Strukturelle Gewalt an Frauen nimmt zu, Kampagne vom Land soll sensibilisieren
In Österreich ist jede dritte Frau von Gewalt betroffen. Die neue Kampagne des Landes „Gleiche Chancen für SIE“ soll auf strukturelle Gewalt im Alltag aufmerksam machen.
Innsbruck – Die Zahlen sind erschreckend: Jede dritte Frau in Österreich über 15 Jahren hat bereits körperliche oder sexuelle Gewalt erlitten. 90 Prozent der Gefährder sind männlich. Bei einer Umfrage in Deutschland fanden es sogar ein Drittel der befragten Männer akzeptabel, wenn bei einem Streit mit der Partnerin „mal die Hand ausrutscht“.
Aber nicht immer ist Gewalt an Frauen so sichtbar. Die neue Kampagne vom Land Tirol „Gleiche Chancen für SIE“ wurde gestern von Frauenlandesrätin Eva Pawlata (SPÖ) präsentiert. Die Kampagne soll gegen strukturelle Gewalt aufmerksam machen und ist Teil der weltweiten Aktion „16 Tage gegen Gewalt an Frauen“. Seit 1999 werden damit die verschiedenen Ausprägungen von Gewalt an Frauen thematisiert.
Die ungleiche Verteilung von Einkommen und schlechtere Bildungschancen für Frauen würden häusliche Gewalt begünstigen. In Tirol verdienen Frauen immer noch um etwa 20 Prozent weniger als Männer. „Viele Frauen bleiben in Gewalt-Beziehungen, weil sie finanziell von ihren Partnern abhängig sind“, sagt Andrea Laske, Geschäftsführerin des Gewaltschutzzentrums Tirol. Es sei nicht leicht, sich zu lösen, wenn die Alternative Armut bedeutet. „In Tirol arbeitet jede zweite Frau in Teilzeit – bei den Männern nur jeder zehnte“, fügt Tirols AMS-Chefin Platzer-Werlberger hinzu. Diese Form der strukturelle Gewalt würde von vielen Menschen nicht bewusst wahrgenommen werden. Die Kampagne soll sensibilisieren.
„Frauen stehen dabei zwar im Fokus, doch alle Menschen, die aufgrund von Alter, sexueller Orientierung oder Herkunft benachteiligt und diskriminiert werden, sind Teil davon“, stellt Pawlata klar. Frauen mit Migrationshintergrund hätten eine zusätzliche Hürde.

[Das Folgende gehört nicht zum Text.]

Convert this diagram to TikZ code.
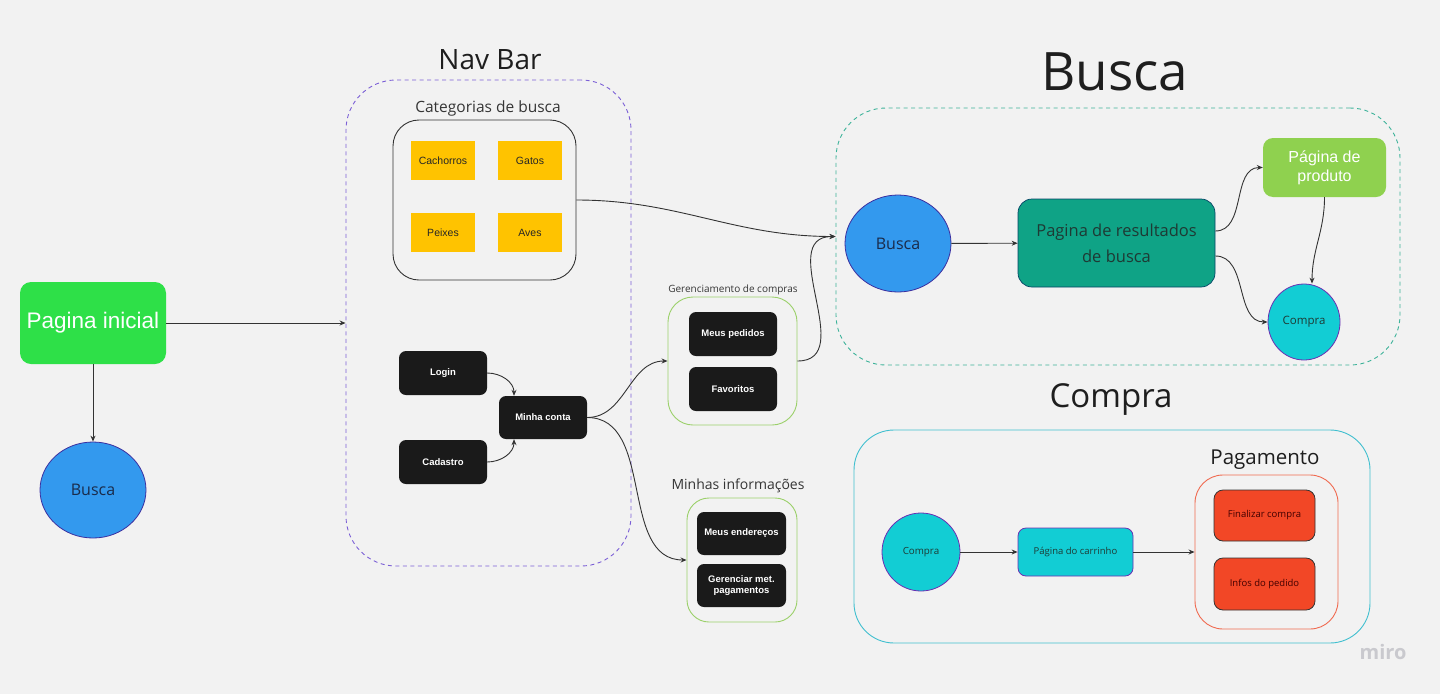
\documentclass[tikz,border=0pt]{standalone}
\usepackage{fontspec}
\setmainfont{Open Sans}
\newfontfamily\arialf{Liberation Sans}
\usetikzlibrary{shapes.geometric,arrows.meta}
\definecolor{bgc}{HTML}{F2F2F2}
\definecolor{linec}{HTML}{333333}
\definecolor{greenA}{HTML}{2EE048}
\definecolor{blueA}{HTML}{3399EE}
\definecolor{blueB}{HTML}{3B2FA0}
\definecolor{navyT}{HTML}{1A2B4A}
\definecolor{yel}{HTML}{FFC300}
\definecolor{blk}{HTML}{1A1A1A}
\definecolor{grnB}{HTML}{9BD06A}
\definecolor{tealA}{HTML}{0FA386}
\definecolor{tealT}{HTML}{1E3A34}
\definecolor{lime}{HTML}{8FD14F}
\definecolor{cyanA}{HTML}{12CDD4}
\definecolor{purpB}{HTML}{6A2FB3}
\definecolor{cyanB}{HTML}{40BFCF}
\definecolor{redB}{HTML}{F06A50}
\definecolor{redA}{HTML}{F24726}
\definecolor{navP}{HTML}{7B5FD6}
\definecolor{busT}{HTML}{3DB39A}
\definecolor{titleC}{HTML}{1E1E1E}
\definecolor{miroC}{HTML}{C9C9CE}
\tikzset{
  conn/.style={draw=linec, line width=0.9pt, -{Stealth[length=6pt,width=5pt]}},
  rbox/.style={rectangle, rounded corners=#1, inner sep=0pt, align=center},
  ybox/.style={rbox=0pt, fill=yel, minimum width=64pt, minimum height=39pt,
    font=\arialf\fontsize{10.5}{12}\selectfont, text=black!85},
  kbox/.style={rbox=7pt, fill=blk, minimum width=88pt, minimum height=44pt,
    font=\arialf\bfseries\fontsize{9.5}{11.5}\selectfont, text=white},
  oval/.style={ellipse, inner sep=0pt, line width=0.8pt},
  lbl/.style={inner sep=0pt, text=titleC},
}
\begin{document}
\begin{tikzpicture}[x=1pt,y=-1pt]
\fill[bgc] (0,0) rectangle (1440,694);
\useasboundingbox (0,0) rectangle (1440,694);

% ---- left
\node[rbox=11pt, fill=greenA, minimum width=146pt, minimum height=82pt,
  font=\arialf\fontsize{22.5}{26}\selectfont, text=white] (pinicial) at (93,323) {Pagina inicial};
\node[oval, fill=blueA, draw=blueB, minimum width=106pt, minimum height=96pt,
  font=\fontsize{16}{19}\selectfont, text=navyT] (buscaL) at (93,490) {Busca};

% ---- nav bar
\node[lbl, font=\fontsize{28}{32}\selectfont] (navtitle) at (490,60) {Nav Bar};
\node[rbox=50pt, draw=navP, dash pattern=on 4pt off 3.5pt, line width=0.9pt, minimum width=285pt, minimum height=486pt] (navbar) at (488.5,323) {};
\node[lbl, font=\fontsize{15.5}{18}\selectfont, text=titleC!90] (catlbl) at (488,108) {Categorias de busca};
\node[rbox=26pt, draw=linec, line width=0.9pt, minimum width=183pt, minimum height=160pt] (catbox) at (484.5,200) {};
\node[ybox] (cach) at (443,160.5) {Cachorros};
\node[ybox] (gatos) at (530,160.5) {Gatos};
\node[ybox] (peixes) at (443,232.5) {Peixes};
\node[ybox] (aves) at (530,232.5) {Aves};

\node[kbox] (login) at (443,373) {Login};
\node[kbox] (cadastro) at (443,462) {Cadastro};
\node[kbox, minimum height=43pt] (conta) at (543,417.5) {Minha conta};

% ---- gerenciamento
\node[lbl, font=\fontsize{10}{12}\selectfont, text=titleC!90] (gerlbl) at (733,290) {Gerenciamento de compras};
\node[rbox=25pt, draw=grnB, line width=0.9pt, minimum width=129pt, minimum height=128pt] (gerbox) at (732.5,361) {};
\node[kbox] (pedidos) at (733,334) {Meus pedidos};
\node[kbox] (favoritos) at (733,389) {Favoritos};

% ---- minhas informacoes
\node[lbl, font=\fontsize{14}{17}\selectfont, text=titleC!90] (infolbl) at (738,486) {Minhas informações};
\node[rbox=22pt, draw=grnB, line width=0.9pt, minimum width=110pt, minimum height=124pt] (infobox) at (742,560) {};
\node[kbox, minimum width=89pt, minimum height=43pt] (enderecos) at (741.5,533.5) {Meus endereços};
\node[kbox, minimum width=89pt, minimum height=43pt] (gerenciar) at (741.5,585.5) {Gerenciar met.\\pagamentos};

% ---- busca
\node[lbl, font=\fontsize{53}{60}\selectfont] (bustitle) at (1115,72) {Busca};
\node[rbox=50pt, draw=busT, dash pattern=on 4pt off 3.5pt, line width=0.9pt, minimum width=564pt, minimum height=257pt] (buscabox) at (1118,236.5) {};
\node[oval, fill=blueA, draw=blueB, minimum width=106pt, minimum height=97pt,
  font=\fontsize{16}{19}\selectfont, text=navyT] (buscaR) at (898,243.5) {Busca};
\node[rbox=14pt, fill=tealA, draw=tealA!70!blue!60!black, line width=0.7pt, minimum width=197pt, minimum height=88pt,
  font=\fontsize{16.5}{26}\selectfont, text=tealT] (result) at (1116.5,243) {Pagina de resultados\\de busca};
\node[rbox=10pt, fill=lime, minimum width=123pt, minimum height=59pt,
  font=\arialf\fontsize{16}{19}\selectfont, text=white] (produto) at (1324.5,167.5) {Página de\\produto};
\node[oval, fill=cyanA, draw=purpB, minimum width=72pt, minimum height=76pt,
  font=\fontsize{11.5}{14}\selectfont, text=tealT] (compra1) at (1304,322) {Compra};

% ---- compra
\node[lbl, font=\fontsize{33}{38}\selectfont] (comtitle) at (1111,400) {Compra};
\node[rbox=40pt, draw=cyanB, line width=0.9pt, minimum width=516pt, minimum height=213pt] (comprabox) at (1112,536.5) {};
\node[oval, fill=cyanA, draw=purpB, minimum width=78pt, minimum height=78pt,
  font=\fontsize{9.8}{12}\selectfont, text=tealT] (compra2) at (921,552) {Compra};
\node[rbox=8pt, fill=cyanA, draw=purpB, line width=0.8pt, minimum width=115pt, minimum height=48pt,
  font=\fontsize{9.5}{12}\selectfont, text=tealT] (carrinho) at (1075.5,552) {Página do carrinho};
\node[lbl, font=\fontsize{20.5}{24}\selectfont] (paglbl) at (1265,460) {Pagamento};
\node[rbox=28pt, draw=redB, line width=0.9pt, minimum width=143pt, minimum height=154pt] (pagbox) at (1266.5,552) {};
\node[rbox=9pt, fill=redA, draw=linec, line width=0.8pt, minimum width=101pt, minimum height=51pt,
  font=\fontsize{9.5}{12}\selectfont, text=black!75!red] (finalizar) at (1264.5,515.5) {Finalizar compra};
\node[rbox=9pt, fill=redA, draw=linec, line width=0.8pt, minimum width=101pt, minimum height=52pt,
  font=\fontsize{9.5}{12}\selectfont, text=black!75!red] (infos) at (1264.5,584) {Infos do pedido};

% ---- watermark
\node[inner sep=0pt, font=\bfseries\fontsize{20}{24}\selectfont, text=miroC] (miro) at (1383,652) {miro};

% ---- connectors
\draw[conn] (pinicial) -- (navbar.west);
\draw[conn] (pinicial) -- (buscaL);
\draw[conn] (catbox.east) to[out=0,in=180] (buscabox.west);
\draw[conn] (gerbox.east) to[out=0,in=180,looseness=1.2] (buscabox.west);
\draw[conn] (login.east) to[out=0,in=90] (conta.north west -| {(514,0)});
\draw[conn] (cadastro.east) to[out=0,in=-90] (conta.south west -| {(514,0)});
\draw[conn] (conta.east) to[out=0,in=180] (gerbox.west);
\draw[conn] (conta.east) to[out=0,in=180] (infobox.west);
\draw[conn] (buscaR) -- (result);
\draw[conn] ([yshift=12pt]result.east) to[out=0,in=180] (produto.west);
\draw[conn] ([yshift=-13pt]result.east) to[out=0,in=180] (compra1.west);
\draw[conn] (produto.south) to[out=-90,in=90] ([xshift=8pt]compra1.north);
\draw[conn] (compra2) -- (carrinho);
\draw[conn] (carrinho) -- (pagbox.west);
\end{tikzpicture}
\end{document}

Die Erwerbstätigen-Quote sei um zehn Prozent geringer als bei Frauen ohne Migrationshintergrund.
Mit Plakaten, Radiospots und in den sozialen Medien wird in den nächsten 16 Tagen auf das Thema aufmerksam gemacht. Ziel ist es, Opfer zu erreichen und diese zu ermutigen, sich an die Beratungsstellen zu wenden.
16 Tage gegen Gewalt
Gewalt an Frauen ist in Österreich stark gestiegen. Im Jahr 2022 wurden bundesweit 14.589 Betretungs- und Annäherungsverbote verhängt (in Tirol 1060). Im Jahr 2019 waren es 8748.
Im Jahr 2022 führte das Gewaltschutzzentrum Tirol 6300 Beratungsgespräche mit 1650 Personen. 80 Prozent davon waren Frauen.
Die „16 Tage gegen Gewalt an Frauen und Mädchen“ Kampagne läuft seit 1999 jedes Jahr von 25. November bis 10. Dezember in 187 Ländern. Thematisiert werden die verschiedenen Ausprägungen von Gewalt an Frauen.
25 Femizide und 41 Mordversuche bzw. Fälle schwerer Gewalt an Frauen in Österreich gab es bis 15.11. im Jahr 2023.
80 Prozent der Opfer häuslicher Gewalt sind weiblich. 90 Prozent der Gefährder sind männlich.
Jede vierte Arbeitnehmerin in Österreich war im Jahr 2021 Opfer sexueller Belästigung am Arbeitsplatz.
Rund 250 Euro weniger Arbeitslosengeld bekommen Frauen in Tirol im Vergleich zu Männern.